Veteran spends retirement serving veterans

Shawn Holzhauser poses for a portrait in front of the Jefferson Building. Holzhauser works in the Missouri Veterans Commission, serving as a veterans service officer.
Shawn Holzhauser poses for a portrait in front of the Jefferson Building. Holzhauser works in the Missouri Veterans Commission, serving as a veterans service officer.

After 27 years serving his country, Shawn Holzhauser now serves other veterans.

As a Missouri Veterans Commission veterans service officer, he helps veterans from all eras and with a variety of backgrounds receive the benefits to which they are entitled.

The U.S. Army retired lieutenant colonel originally is from Portland and returned there in retirement June 2016. During his service, he was stationed in Africa, Iraq, Japan, Hawaii, Kansas, Missouri, South Carolina, South Dakota and Washington. Today, he lives on the same land where he, his father and his grandfather grew up.

He had his eye on working in retirement to help veterans. So the last eight months with the commission have been a "dream retirement job."

The challenge of his job is awareness.

"Many don't even know what they qualify for," he said. "I want to help get the benefits they deserve and should have."

Enlisting at age 25, Holzhauser said, after his initial enlistment years were up, he liked the feeling of serving his country as a construction, and later combat, engineer. So, through the Reserve Officer Training Corps, he became an officer and continued another 20 years in human resources and personnel.

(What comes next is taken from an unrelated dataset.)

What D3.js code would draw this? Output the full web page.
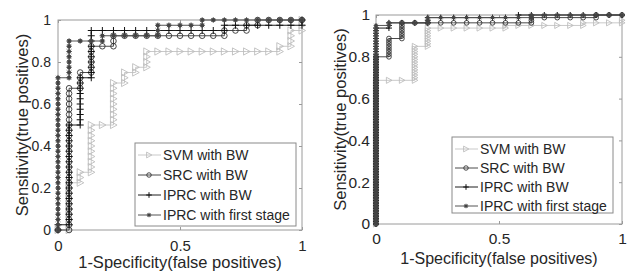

His background helps him relate to veterans, he said.

"I've seen some places and some things, and I know what they do," he said. "I want to try to help them."

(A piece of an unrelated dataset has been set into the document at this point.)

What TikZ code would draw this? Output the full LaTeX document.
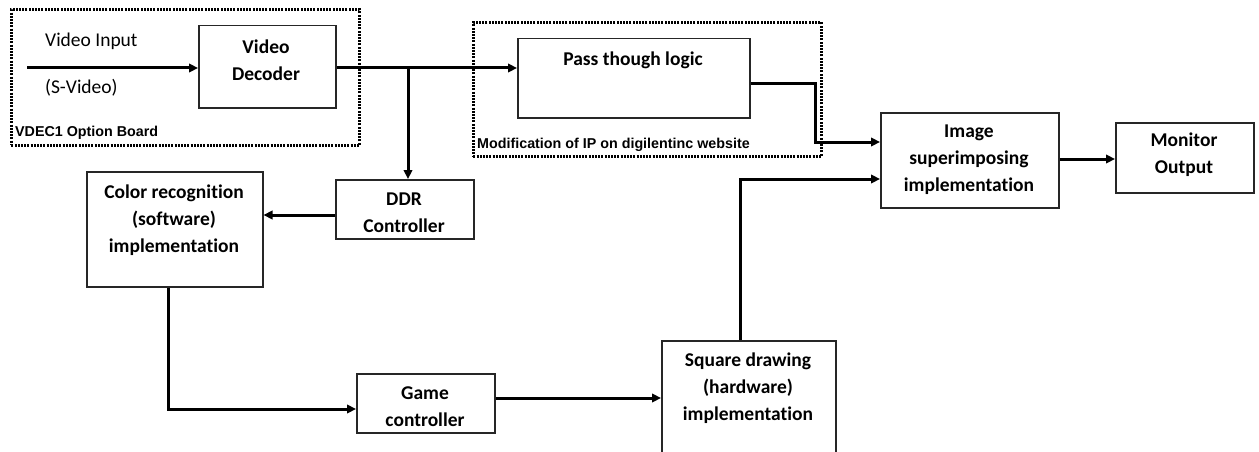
\documentclass[tikz,border=0pt]{standalone}
\usepackage{fontspec}
\setmainfont{Carlito}[Ligatures=NoCommon]
\newfontfamily\arialfont{Liberation Sans}
\usetikzlibrary{arrows.meta}
\tikzset{
  blk/.style={draw=black!85, line width=1.5pt, rectangle, inner sep=0pt, anchor=north west},
  grp/.style={draw=black, line width=2.8pt, dash pattern=on 2pt off 1.2pt, rectangle, inner sep=0pt, anchor=north west},
  lbl/.style={inner sep=0pt, align=center, font=\fontsize{19.5}{27}\selectfont\bfseries},
  plain/.style={inner sep=0pt, anchor=west, font=\fontsize{19.5}{22}\selectfont},
  grplbl/.style={inner sep=0pt, anchor=south west, font=\arialfont\fontsize{14.3}{16}\selectfont\bfseries},
  conn/.style={line width=3pt, -{Triangle[length=9pt,width=8.5pt]}},
}
\begin{document}
\begin{tikzpicture}[x=1pt,y=-1pt]
\useasboundingbox (0,0) rectangle (1259,452);
% group frames
\node[grp, minimum width=348pt, minimum height=136pt] (vdec) at (10,8) {};
\node[grp, minimum width=348pt, minimum height=134pt] (mod) at (472,21) {};
\node[grplbl] (vdeclbl) at (15,140) {VDEC1 Option Board};
\node[grplbl] (modlbl) at (477,152) {Modification of IP on digilentinc website};
% boxes
\node[blk, minimum width=137pt, minimum height=82pt] (dec) at (198,25) {};
\node[blk, minimum width=232pt, minimum height=79pt] (pass) at (517,38) {};
\node[blk, minimum width=178pt, minimum height=95pt] (img) at (880,112) {};
\node[blk, minimum width=138pt, minimum height=70pt] (mon) at (1115,122) {};
\node[blk, minimum width=176pt, minimum height=115pt] (col) at (86,171) {};
\node[blk, minimum width=138pt, minimum height=59pt] (ddr) at (335,179) {};
\node[blk, minimum width=138pt, minimum height=59pt] (game) at (356,373) {};
\node[blk, minimum width=174pt, minimum height=130pt] (sq) at (661,340) {};
% texts
\node[lbl] (dect) at (266,60) {Video\\Decoder};
\node[lbl] (passt) at (633,60) {Pass though logic};
\node[lbl] (imgt) at (969,160) {Image\\superimposing\\implementation};
\node[lbl] (mont) at (1184,155) {Monitor\\Output};
\node[lbl] (colt) at (174,220) {Color recognition\\(software)\\implementation};
\node[lbl] (ddrt) at (404,212.5) {DDR\\Controller};
\node[lbl] (gamet) at (425,406.5) {Game\\controller};
\node[lbl] (sqt) at (748,388) {Square drawing\\(hardware)\\implementation};
\node[plain] (vint) at (45,41) {Video Input};
\node[plain] (svid) at (45,88) {(S-Video)};
% connectors
\coordinate (vin) at (27,68);
\coordinate (br) at (408,68);
\draw[conn] (vin) -- (vin -| dec.west);
\draw[conn] (dec.east |- vin) -- (vin -| pass.west);
\draw[conn] (br) -- (br |- ddr.north);
\coordinate (p1) at (815,84);
\coordinate (p2) at (815,142);
\draw[conn] (pass.east |- p1) -- (p1) -- (p2) -- (p2 -| img.west);
\coordinate (s1) at (740,179);
\draw[conn] (s1 |- sq.north) -- (s1) -- (s1 -| img.west);
\coordinate (m1) at (0,159);
\draw[conn] (img.east |- m1) -- (mon.west |- m1);
\coordinate (d1) at (0,215);
\draw[conn] (ddr.west |- d1) -- (col.east |- d1);
\coordinate (c1) at (168,409);
\draw[conn] (c1 |- col.south) -- (c1) -- (c1 -| game.west);
\coordinate (g1) at (0,398);
\draw[conn] (game.east |- g1) -- (sq.west |- g1);
\end{tikzpicture}
\end{document}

Sometimes his job is to gather the proper evidence for a veteran's claim, and other times it might be helping the veteran navigate the bureaucracy, filling out the correct paperwork and talking to the right people.

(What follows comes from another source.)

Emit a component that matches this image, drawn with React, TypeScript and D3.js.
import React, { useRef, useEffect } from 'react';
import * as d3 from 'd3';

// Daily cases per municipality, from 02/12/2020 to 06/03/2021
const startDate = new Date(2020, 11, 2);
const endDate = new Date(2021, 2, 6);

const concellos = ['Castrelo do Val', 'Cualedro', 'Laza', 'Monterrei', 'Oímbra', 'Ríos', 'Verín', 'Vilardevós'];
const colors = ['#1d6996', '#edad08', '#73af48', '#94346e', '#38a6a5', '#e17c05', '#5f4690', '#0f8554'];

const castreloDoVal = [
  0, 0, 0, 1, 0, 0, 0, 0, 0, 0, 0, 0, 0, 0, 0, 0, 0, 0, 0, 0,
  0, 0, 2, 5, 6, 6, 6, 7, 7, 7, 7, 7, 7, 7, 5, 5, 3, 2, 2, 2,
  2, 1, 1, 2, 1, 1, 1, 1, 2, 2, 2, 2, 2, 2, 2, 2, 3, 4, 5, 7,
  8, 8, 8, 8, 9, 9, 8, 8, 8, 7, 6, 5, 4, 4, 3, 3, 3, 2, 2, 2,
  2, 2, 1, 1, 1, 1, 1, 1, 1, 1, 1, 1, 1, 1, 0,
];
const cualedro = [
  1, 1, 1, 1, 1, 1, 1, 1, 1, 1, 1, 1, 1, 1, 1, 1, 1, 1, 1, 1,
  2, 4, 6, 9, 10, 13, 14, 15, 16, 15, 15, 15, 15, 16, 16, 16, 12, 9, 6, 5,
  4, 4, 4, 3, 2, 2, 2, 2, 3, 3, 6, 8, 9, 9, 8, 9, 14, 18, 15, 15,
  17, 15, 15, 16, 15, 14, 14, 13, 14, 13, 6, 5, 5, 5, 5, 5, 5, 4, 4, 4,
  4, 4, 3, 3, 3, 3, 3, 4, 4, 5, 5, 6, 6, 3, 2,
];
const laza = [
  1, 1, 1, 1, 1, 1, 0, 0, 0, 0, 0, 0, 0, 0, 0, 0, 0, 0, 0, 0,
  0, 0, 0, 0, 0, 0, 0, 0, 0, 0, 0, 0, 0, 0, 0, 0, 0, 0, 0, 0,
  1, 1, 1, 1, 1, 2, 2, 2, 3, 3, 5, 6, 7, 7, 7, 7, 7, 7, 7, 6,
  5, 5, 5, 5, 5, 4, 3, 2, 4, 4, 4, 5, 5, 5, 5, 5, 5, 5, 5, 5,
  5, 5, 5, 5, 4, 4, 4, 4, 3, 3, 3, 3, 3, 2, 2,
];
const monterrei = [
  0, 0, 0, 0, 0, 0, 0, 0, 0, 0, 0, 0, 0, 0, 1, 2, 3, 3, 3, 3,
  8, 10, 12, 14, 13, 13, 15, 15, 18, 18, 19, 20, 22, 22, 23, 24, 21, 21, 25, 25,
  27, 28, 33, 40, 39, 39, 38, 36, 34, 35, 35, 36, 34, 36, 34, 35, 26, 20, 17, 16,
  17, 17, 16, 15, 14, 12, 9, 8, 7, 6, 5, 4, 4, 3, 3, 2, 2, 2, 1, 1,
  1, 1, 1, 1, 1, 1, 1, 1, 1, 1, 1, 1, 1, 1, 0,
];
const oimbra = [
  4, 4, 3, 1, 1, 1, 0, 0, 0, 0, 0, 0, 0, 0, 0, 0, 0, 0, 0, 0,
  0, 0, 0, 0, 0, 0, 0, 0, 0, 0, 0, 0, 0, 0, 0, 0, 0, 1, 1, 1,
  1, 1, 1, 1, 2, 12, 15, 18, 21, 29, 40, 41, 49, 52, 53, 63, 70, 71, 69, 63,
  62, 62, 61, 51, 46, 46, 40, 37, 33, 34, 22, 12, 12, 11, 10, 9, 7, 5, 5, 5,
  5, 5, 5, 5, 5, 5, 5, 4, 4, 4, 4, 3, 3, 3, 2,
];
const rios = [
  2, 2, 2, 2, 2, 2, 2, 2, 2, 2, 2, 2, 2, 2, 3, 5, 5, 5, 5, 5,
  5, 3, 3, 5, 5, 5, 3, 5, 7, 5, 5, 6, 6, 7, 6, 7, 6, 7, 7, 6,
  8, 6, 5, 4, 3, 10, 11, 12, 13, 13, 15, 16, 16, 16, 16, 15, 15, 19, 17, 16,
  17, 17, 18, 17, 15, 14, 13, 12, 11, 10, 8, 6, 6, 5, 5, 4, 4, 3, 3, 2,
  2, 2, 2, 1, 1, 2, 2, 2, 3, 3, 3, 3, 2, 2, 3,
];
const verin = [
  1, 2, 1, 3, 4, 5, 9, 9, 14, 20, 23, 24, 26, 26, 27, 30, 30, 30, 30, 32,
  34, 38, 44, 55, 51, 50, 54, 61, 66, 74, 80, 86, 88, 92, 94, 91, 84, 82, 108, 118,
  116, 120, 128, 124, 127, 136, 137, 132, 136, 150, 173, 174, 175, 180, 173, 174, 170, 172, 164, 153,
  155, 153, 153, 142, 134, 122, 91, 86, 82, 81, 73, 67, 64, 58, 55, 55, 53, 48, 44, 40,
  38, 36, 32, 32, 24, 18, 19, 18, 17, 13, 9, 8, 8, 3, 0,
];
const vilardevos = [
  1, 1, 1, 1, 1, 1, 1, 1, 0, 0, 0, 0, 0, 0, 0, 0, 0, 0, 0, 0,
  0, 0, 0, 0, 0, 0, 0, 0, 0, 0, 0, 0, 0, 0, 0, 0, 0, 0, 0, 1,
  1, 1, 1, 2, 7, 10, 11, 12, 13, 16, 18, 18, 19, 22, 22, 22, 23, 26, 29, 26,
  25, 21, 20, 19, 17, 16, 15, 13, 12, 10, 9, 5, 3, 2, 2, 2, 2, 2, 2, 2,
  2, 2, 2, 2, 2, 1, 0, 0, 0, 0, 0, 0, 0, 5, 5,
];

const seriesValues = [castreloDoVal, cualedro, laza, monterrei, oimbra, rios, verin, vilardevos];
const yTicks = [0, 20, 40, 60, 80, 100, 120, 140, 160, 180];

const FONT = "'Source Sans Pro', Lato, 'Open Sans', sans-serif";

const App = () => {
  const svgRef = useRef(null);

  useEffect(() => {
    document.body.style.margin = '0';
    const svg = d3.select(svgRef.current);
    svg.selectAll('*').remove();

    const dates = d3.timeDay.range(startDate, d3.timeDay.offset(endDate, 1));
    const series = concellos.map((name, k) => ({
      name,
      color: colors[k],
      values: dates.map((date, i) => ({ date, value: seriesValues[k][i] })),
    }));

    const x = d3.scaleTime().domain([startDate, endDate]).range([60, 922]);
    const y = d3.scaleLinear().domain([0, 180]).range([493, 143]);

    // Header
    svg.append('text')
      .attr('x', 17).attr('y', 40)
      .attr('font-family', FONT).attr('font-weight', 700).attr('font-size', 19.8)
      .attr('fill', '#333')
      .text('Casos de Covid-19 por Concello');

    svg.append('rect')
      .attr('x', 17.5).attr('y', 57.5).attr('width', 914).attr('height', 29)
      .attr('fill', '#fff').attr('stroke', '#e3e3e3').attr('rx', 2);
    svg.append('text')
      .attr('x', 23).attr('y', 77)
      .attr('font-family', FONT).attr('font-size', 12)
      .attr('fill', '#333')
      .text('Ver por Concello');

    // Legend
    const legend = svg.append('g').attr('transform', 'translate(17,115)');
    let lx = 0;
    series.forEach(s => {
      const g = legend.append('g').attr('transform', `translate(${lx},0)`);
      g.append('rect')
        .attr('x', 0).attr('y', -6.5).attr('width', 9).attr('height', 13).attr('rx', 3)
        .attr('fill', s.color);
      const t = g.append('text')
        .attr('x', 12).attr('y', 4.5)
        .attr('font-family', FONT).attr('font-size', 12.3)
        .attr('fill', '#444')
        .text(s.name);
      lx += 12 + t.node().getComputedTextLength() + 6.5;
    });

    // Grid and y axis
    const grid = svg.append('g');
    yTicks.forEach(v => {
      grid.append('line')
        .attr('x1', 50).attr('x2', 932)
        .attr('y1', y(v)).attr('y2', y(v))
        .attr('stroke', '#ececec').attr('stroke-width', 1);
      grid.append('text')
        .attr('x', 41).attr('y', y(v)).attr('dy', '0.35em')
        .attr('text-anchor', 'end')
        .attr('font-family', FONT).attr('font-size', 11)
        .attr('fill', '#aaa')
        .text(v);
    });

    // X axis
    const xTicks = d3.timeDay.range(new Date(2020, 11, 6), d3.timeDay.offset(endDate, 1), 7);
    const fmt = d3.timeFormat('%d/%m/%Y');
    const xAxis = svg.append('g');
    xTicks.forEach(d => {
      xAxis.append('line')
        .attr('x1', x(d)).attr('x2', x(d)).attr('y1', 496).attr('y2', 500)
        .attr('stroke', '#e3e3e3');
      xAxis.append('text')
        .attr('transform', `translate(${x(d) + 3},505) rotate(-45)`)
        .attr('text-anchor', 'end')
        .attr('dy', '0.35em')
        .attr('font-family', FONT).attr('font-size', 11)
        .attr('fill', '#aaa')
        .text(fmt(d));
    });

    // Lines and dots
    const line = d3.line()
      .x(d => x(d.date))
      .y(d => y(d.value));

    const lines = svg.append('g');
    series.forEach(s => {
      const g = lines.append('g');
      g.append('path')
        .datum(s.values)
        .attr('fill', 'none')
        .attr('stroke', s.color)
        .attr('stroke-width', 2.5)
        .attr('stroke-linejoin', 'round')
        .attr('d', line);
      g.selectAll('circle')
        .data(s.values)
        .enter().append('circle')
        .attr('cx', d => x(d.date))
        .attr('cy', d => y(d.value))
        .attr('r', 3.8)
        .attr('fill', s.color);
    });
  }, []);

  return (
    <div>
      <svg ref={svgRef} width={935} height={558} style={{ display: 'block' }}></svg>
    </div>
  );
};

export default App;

In addition to health care benefits, the service officers can guide veterans to receive other benefits, such as military grave markers or registration for a veterans' home. For younger veterans, they also can point them in the right direction for education benefits and home loans.

"There's not a large population willing to serve in the military," Holzhauser said. "For those who decided to serve or joined the National Guard and were called up, they made a decision 99 percent of the nation doesn't decide to do.

"The ones who decide to make that sacrifice, I think they deserve all the help they can get."